As uncovered by Butler in her work, this allotment of gender roles begins in earnest the instant it is realized that the child has either male or female sexual capacity: i.e. has the possibility of reproduction via a womb or not, and not a penis or its absence. This biological difference is usually presumed in empirical medical science by reference to the visible genitalia. When there is doubt as to the definition of the genitalia in sex terms, as with babies born as intersexuals, the internal organs, such as the reproductive capacity or lack of this, are referred to.

Butler says the result of this is sometimes genital interventions to make the physical child fit the cultural typecast. It is indicative for her that even though the presence or absence of the organs for reproduction are used to determine the sex of the child, what the superficial genitalia should be in such cases, so that the presence of a womb and the capacity for childbirth are in practice the deciding factor, this primary signifier is soon diminished and the genitalia take over. According to Butler it is soon the penis that inherits most of the signifying power while the vagina takes on a negative signification as lack of the penis. This emphasis, though, I think operates in antagonism to the presence of sensual reproductive capacity and does not originate in some mysterious way from language and power in the abstract, as Butler has it.

Aesthetic differentiation in the affective treatment of the newborn begins immediately this sex/gender difference is defined, i.e. the western traditional colors pink for the girl, blue for the boy. Such may seem trivial, but it is multiplied beyond all measure throughout that thing known as childhood, and it literally presses upon the body’s senses at every turn.

This fear of an innate resource of material-sensual production is the partly unconscious communication on the aesthetic level of womb-envy, become enforced in affective practices. Essentially this affectivity is what a taboo is. Taboos do not require being enshrined in written laws (the law can easily make sexism illegal, and has done so, of course, without ending sex discrimination) because they do not need to be.

Womb envy is as such an affective dread that has extended from the subjective experience of the entire capitalist process of production and the passing on, in history, of earlier exploitative social forms, occurring firstly on the aesthetic level as an inchoate, immediately felt alienation to the relations of production, and then widening with refinements added by various cultural institutions. In this historical process, the work of sensual reproduction has become associated with alienated affectivity, understood as closer to the brutalized image of animals, of the beasts, of the profane world, of a disgusting cornucopia, the veritable Pandora’s box, the world of the witch and the strange alchemy and potions surrounding childbirth and, yes, artistic creativity.

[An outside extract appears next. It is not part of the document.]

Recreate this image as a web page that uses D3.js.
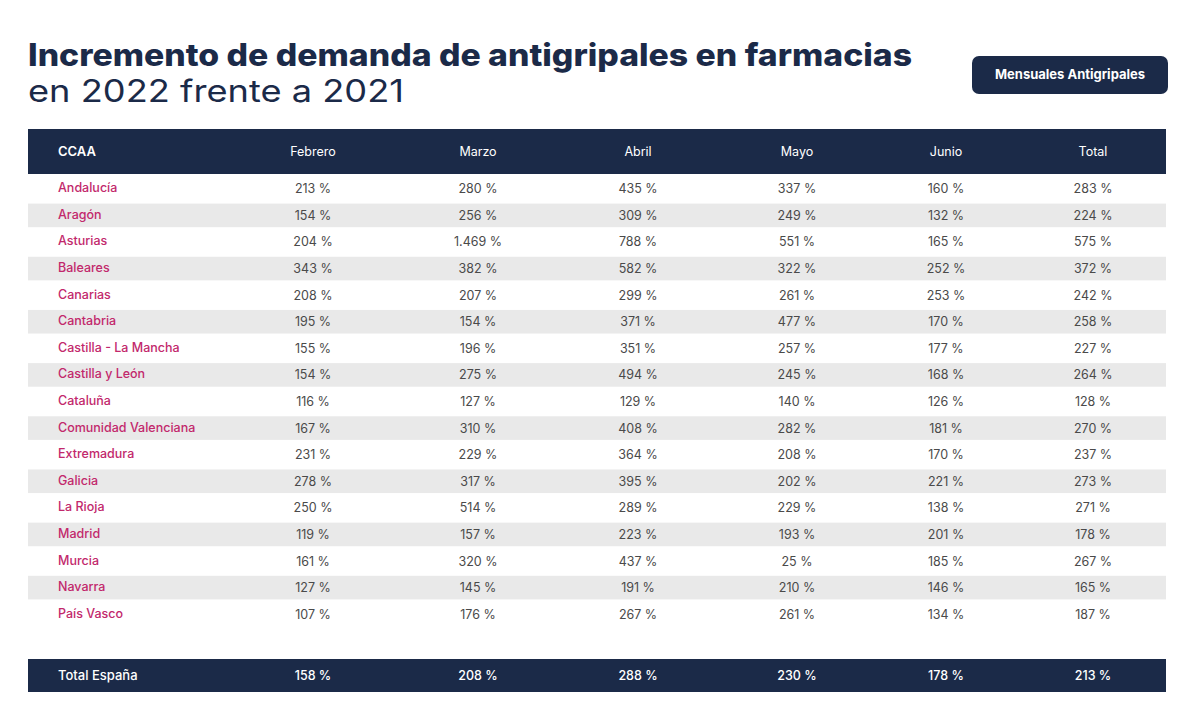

Patriarchy is therefore a default compulsion that works in the interests of the dominant class in society, the bourgeois-legal owners of the means of production and labor power, and it is the material relation to the sensual work of reproduction that the ruling class finds an anathema, and not, at least fundamentally, any particular abject designator beyond this, gay, lesbian, transvestite, transsexual, which may at certain times even be considered in capitalism fashionable and a useful market. The latter are all performances, as is heterosexuality, mirroring the central myth of essential gender difference, and can work to reinforce this imaginary essence. In this mirror array, the reproducing sex does not actually have to be a mother to be identified with the womb’s capacity (but it helps of course). Socialists, artists, and workers, by default, tend to challenge this dominant affectivity, and so have something in common with struggling women, but there can be no simple key to attributing radicalism to specific performances.